### Dataset section

──────

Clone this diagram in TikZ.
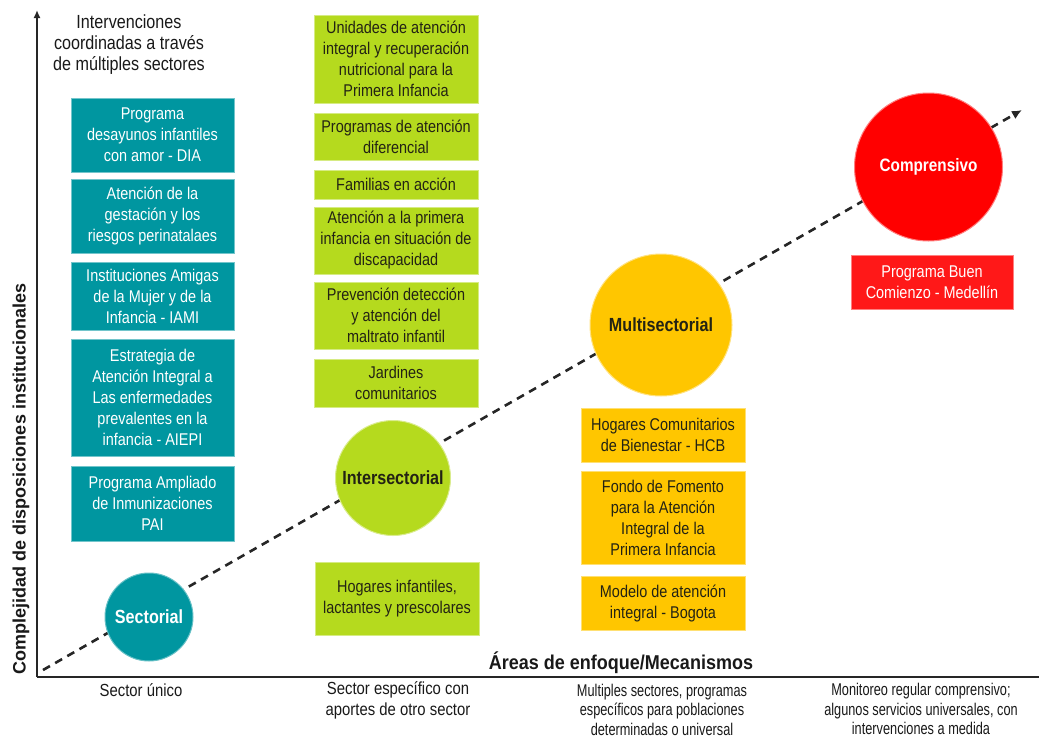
\documentclass[tikz,border=0pt]{standalone}
\usepackage{fontspec}
\setmainfont{Liberation Sans}[FakeStretch=0.85]
\newfontfamily\narrowfam{Liberation Sans}[FakeStretch=0.75]
\newfontfamily\axisfam{Liberation Sans}[FakeStretch=0.9]
\newfontfamily\widefam{Liberation Sans}
\usetikzlibrary{arrows.meta}
\definecolor{tealc}{RGB}{0,150,160}
\definecolor{limec}{RGB}{181,218,30}
\definecolor{orangec}{RGB}{255,198,0}
\definecolor{redc}{RGB}{255,0,0}
\definecolor{redbx}{RGB}{255,24,24}
\definecolor{darktext}{RGB}{35,35,20}
\begin{document}
\begin{tikzpicture}[x=1pt,y=-1pt,
  bx/.style={rectangle, inner sep=0pt, align=center,
    font=\fontsize{17}{21}\selectfont, line width=0.8pt},
  tealbox/.style={bx, fill=tealc, draw=tealc!55!white, text=white,
    minimum width=163pt, minimum height=#1},
  greenbox/.style={bx, fill=limec, draw=limec!55!white, text=darktext,
    minimum width=164pt, minimum height=#1},
  orangebox/.style={bx, fill=orangec, draw=orangec!55!white, text=darktext,
    minimum width=164pt, minimum height=#1},
  redbox/.style={bx, fill=redbx, draw=redbx!55!white, text=white,
    minimum width=162pt, minimum height=#1},
  circ/.style={circle, inner sep=0pt, line width=1pt,
    font=\bfseries\fontsize{19}{21}\selectfont},
  axisline/.style={line width=2pt, draw=black!85},
  dashline/.style={line width=2.6pt, draw=black!85,
    dash pattern=on 8pt off 6pt},
  header/.style={align=center, text=black!90, font=\fontsize{19}{21}\selectfont},
  botlabel/.style={align=center, text=black!90, font=\fontsize{17.5}{21}\selectfont},
  botnarrow/.style={align=center, text=black!90, font=\narrowfam\fontsize{17}{19.5}\selectfont}
]
\useasboundingbox (0,0) rectangle (1039,739);

% axes
\coordinate (origin) at (37,677);
\coordinate (ytop) at (37,10);
\coordinate (xend) at (1039,677);
\draw[axisline, -{Latex[length=8pt,width=7pt]}] (origin) -- (ytop);
\draw[axisline] (origin) -- (xend);

% dashed trend arrow
\coordinate (ds) at (43,670);
\coordinate (de) at (1022,110);
\draw[dashline, -{Latex[length=10pt,width=9pt]}] (ds) -- (de);

% axis labels
\node[rotate=90, font=\widefam\bfseries\fontsize{18}{20}\selectfont, text=black!90] (ylab) at (21,479)
  {Complejidad de disposiciones institucionales};
\node[font=\axisfam\bfseries\fontsize{20}{22}\selectfont, text=black!90] (xlab) at (621,663)
  {Áreas de enfoque/Mecanismos};

% header
\node[header] (head) at (129,45) {Intervenciones\\coordinadas a través\\de múltiples sectores};

% teal column
\node[tealbox=74pt] (t1) at (152.5,135) {Programa\\desayunos infantiles\\con amor - DIA};
\node[tealbox=74pt] (t2) at (152.5,216) {Atención de la\\gestación y los\\riesgos perinatalaes};
\node[tealbox=68pt] (t3) at (152.5,296) {Instituciones Amigas\\de la Mujer y de la\\Infancia - IAMI};
\node[tealbox=117pt] (t4) at (152.5,397.5) {Estrategia de\\Atención Integral a\\Las enfermedades\\prevalentes en la\\infancia - AIEPI};
\node[tealbox=75pt] (t5) at (152.5,503.5) {Programa Ampliado\\de Inmunizaciones\\PAI};

% green column
\node[greenbox=88pt] (g1) at (396,59) {Unidades de atención\\integral y recuperación\\nutricional para la\\Primera Infancia};
\node[greenbox=47pt] (g2) at (396,136.5) {Programas de atención\\diferencial};
\node[greenbox=29pt] (g3) at (396,184.5) {Familias en acción};
\node[greenbox=67pt] (g4) at (396,240.5) {Atención a la primera\\infancia en situación de\\discapacidad};
\node[greenbox=67pt] (g5) at (396,315.5) {Prevención detección\\y atención del\\maltrato infantil};
\node[greenbox=48pt] (g6) at (396,383) {Jardines\\comunitarios};
\node[greenbox=73pt] (g7) at (397,598.5) {Hogares infantiles,\\lactantes y prescolares};

% orange column
\node[orangebox=54pt] (o1) at (663,435) {Hogares Comunitarios\\de Bienestar - HCB};
\node[orangebox=93pt] (o2) at (663,517.5) {Fondo de Fomento\\para la Atención\\Integral de la\\Primera Infancia};
\node[orangebox=54pt] (o3) at (663,603) {Modelo de atención\\integral - Bogota};

% red box
\node[redbox=54pt] (r1) at (932,282) {Programa Buen\\Comienzo - Medellín};

% circles
\node[circ, fill=tealc, draw=tealc!60!white, text=white, minimum size=88pt] (sect) at (149,617) {Sectorial};
\node[circ, fill=limec, draw=limec!50!white, text=darktext, minimum size=115pt] (inter) at (393,478) {Intersectorial};
\node[circ, fill=orangec, draw=orangec!50!white, text=darktext, minimum size=142pt] (multi) at (661,325) {Multisectorial};
\node[circ, fill=redc, draw=redc!50!white, text=white, minimum size=148pt,
  font=\bfseries\fontsize{18}{21}\selectfont] (comp) at (928.5,167) {Comprensivo};

% bottom labels
\node[botlabel] (b1) at (141,690) {Sector único};
\node[botlabel] (b2) at (398,700.5) {Sector específico con\\aportes de otro sector};
\node[botnarrow] (b3) at (662,709.5) {Multiples sectores, programas\\específicos para poblaciones\\determinadas o universal};
\node[botnarrow] (b4) at (921,709) {Monitoreo regular comprensivo;\\algunos servicios universales, con\\intervenciones a  medida};
\end{tikzpicture}
\end{document}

──────

### Task prompt
Return the material word for word. Pictures are not part of the copy.

### Exercise solution
Clone this diagram in TikZ.
\documentclass[tikz,border=0pt]{standalone}
\usepackage{fontspec}
\setmainfont{Liberation Sans}[FakeStretch=0.85]
\newfontfamily\narrowfam{Liberation Sans}[FakeStretch=0.75]
\newfontfamily\axisfam{Liberation Sans}[FakeStretch=0.9]
\newfontfamily\widefam{Liberation Sans}
\usetikzlibrary{arrows.meta}
\definecolor{tealc}{RGB}{0,150,160}
\definecolor{limec}{RGB}{181,218,30}
\definecolor{orangec}{RGB}{255,198,0}
\definecolor{redc}{RGB}{255,0,0}
\definecolor{redbx}{RGB}{255,24,24}
\definecolor{darktext}{RGB}{35,35,20}
\begin{document}
\begin{tikzpicture}[x=1pt,y=-1pt,
  bx/.style={rectangle, inner sep=0pt, align=center,
    font=\fontsize{17}{21}\selectfont, line width=0.8pt},
  tealbox/.style={bx, fill=tealc, draw=tealc!55!white, text=white,
    minimum width=163pt, minimum height=#1},
  greenbox/.style={bx, fill=limec, draw=limec!55!white, text=darktext,
    minimum width=164pt, minimum height=#1},
  orangebox/.style={bx, fill=orangec, draw=orangec!55!white, text=darktext,
    minimum width=164pt, minimum height=#1},
  redbox/.style={bx, fill=redbx, draw=redbx!55!white, text=white,
    minimum width=162pt, minimum height=#1},
  circ/.style={circle, inner sep=0pt, line width=1pt,
    font=\bfseries\fontsize{19}{21}\selectfont},
  axisline/.style={line width=2pt, draw=black!85},
  dashline/.style={line width=2.6pt, draw=black!85,
    dash pattern=on 8pt off 6pt},
  header/.style={align=center, text=black!90, font=\fontsize{19}{21}\selectfont},
  botlabel/.style={align=center, text=black!90, font=\fontsize{17.5}{21}\selectfont},
  botnarrow/.style={align=center, text=black!90, font=\narrowfam\fontsize{17}{19.5}\selectfont}
]
\useasboundingbox (0,0) rectangle (1039,739);

% axes
\coordinate (origin) at (37,677);
\coordinate (ytop) at (37,10);
\coordinate (xend) at (1039,677);
\draw[axisline, -{Latex[length=8pt,width=7pt]}] (origin) -- (ytop);
\draw[axisline] (origin) -- (xend);

% dashed trend arrow
\coordinate (ds) at (43,670);
\coordinate (de) at (1022,110);
\draw[dashline, -{Latex[length=10pt,width=9pt]}] (ds) -- (de);

% axis labels
\node[rotate=90, font=\widefam\bfseries\fontsize{18}{20}\selectfont, text=black!90] (ylab) at (21,479)
  {Complejidad de disposiciones institucionales};
\node[font=\axisfam\bfseries\fontsize{20}{22}\selectfont, text=black!90] (xlab) at (621,663)
  {Áreas de enfoque/Mecanismos};

% header
\node[header] (head) at (129,45) {Intervenciones\\coordinadas a través\\de múltiples sectores};

% teal column
\node[tealbox=74pt] (t1) at (152.5,135) {Programa\\desayunos infantiles\\con amor - DIA};
\node[tealbox=74pt] (t2) at (152.5,216) {Atención de la\\gestación y los\\riesgos perinatalaes};
\node[tealbox=68pt] (t3) at (152.5,296) {Instituciones Amigas\\de la Mujer y de la\\Infancia - IAMI};
\node[tealbox=117pt] (t4) at (152.5,397.5) {Estrategia de\\Atención Integral a\\Las enfermedades\\prevalentes en la\\infancia - AIEPI};
\node[tealbox=75pt] (t5) at (152.5,503.5) {Programa Ampliado\\de Inmunizaciones\\PAI};

% green column
\node[greenbox=88pt] (g1) at (396,59) {Unidades de atención\\integral y recuperación\\nutricional para la\\Primera Infancia};
\node[greenbox=47pt] (g2) at (396,136.5) {Programas de atención\\diferencial};
\node[greenbox=29pt] (g3) at (396,184.5) {Familias en acción};
\node[greenbox=67pt] (g4) at (396,240.5) {Atención a la primera\\infancia en situación de\\discapacidad};
\node[greenbox=67pt] (g5) at (396,315.5) {Prevención detección\\y atención del\\maltrato infantil};
\node[greenbox=48pt] (g6) at (396,383) {Jardines\\comunitarios};
\node[greenbox=73pt] (g7) at (397,598.5) {Hogares infantiles,\\lactantes y prescolares};

% orange column
\node[orangebox=54pt] (o1) at (663,435) {Hogares Comunitarios\\de Bienestar - HCB};
\node[orangebox=93pt] (o2) at (663,517.5) {Fondo de Fomento\\para la Atención\\Integral de la\\Primera Infancia};
\node[orangebox=54pt] (o3) at (663,603) {Modelo de atención\\integral - Bogota};

% red box
\node[redbox=54pt] (r1) at (932,282) {Programa Buen\\Comienzo - Medellín};

% circles
\node[circ, fill=tealc, draw=tealc!60!white, text=white, minimum size=88pt] (sect) at (149,617) {Sectorial};
\node[circ, fill=limec, draw=limec!50!white, text=darktext, minimum size=115pt] (inter) at (393,478) {Intersectorial};
\node[circ, fill=orangec, draw=orangec!50!white, text=darktext, minimum size=142pt] (multi) at (661,325) {Multisectorial};
\node[circ, fill=redc, draw=redc!50!white, text=white, minimum size=148pt,
  font=\bfseries\fontsize{18}{21}\selectfont] (comp) at (928.5,167) {Comprensivo};

% bottom labels
\node[botlabel] (b1) at (141,690) {Sector único};
\node[botlabel] (b2) at (398,700.5) {Sector específico con\\aportes de otro sector};
\node[botnarrow] (b3) at (662,709.5) {Multiples sectores, programas\\específicos para poblaciones\\determinadas o universal};
\node[botnarrow] (b4) at (921,709) {Monitoreo regular comprensivo;\\algunos servicios universales, con\\intervenciones a  medida};
\end{tikzpicture}
\end{document}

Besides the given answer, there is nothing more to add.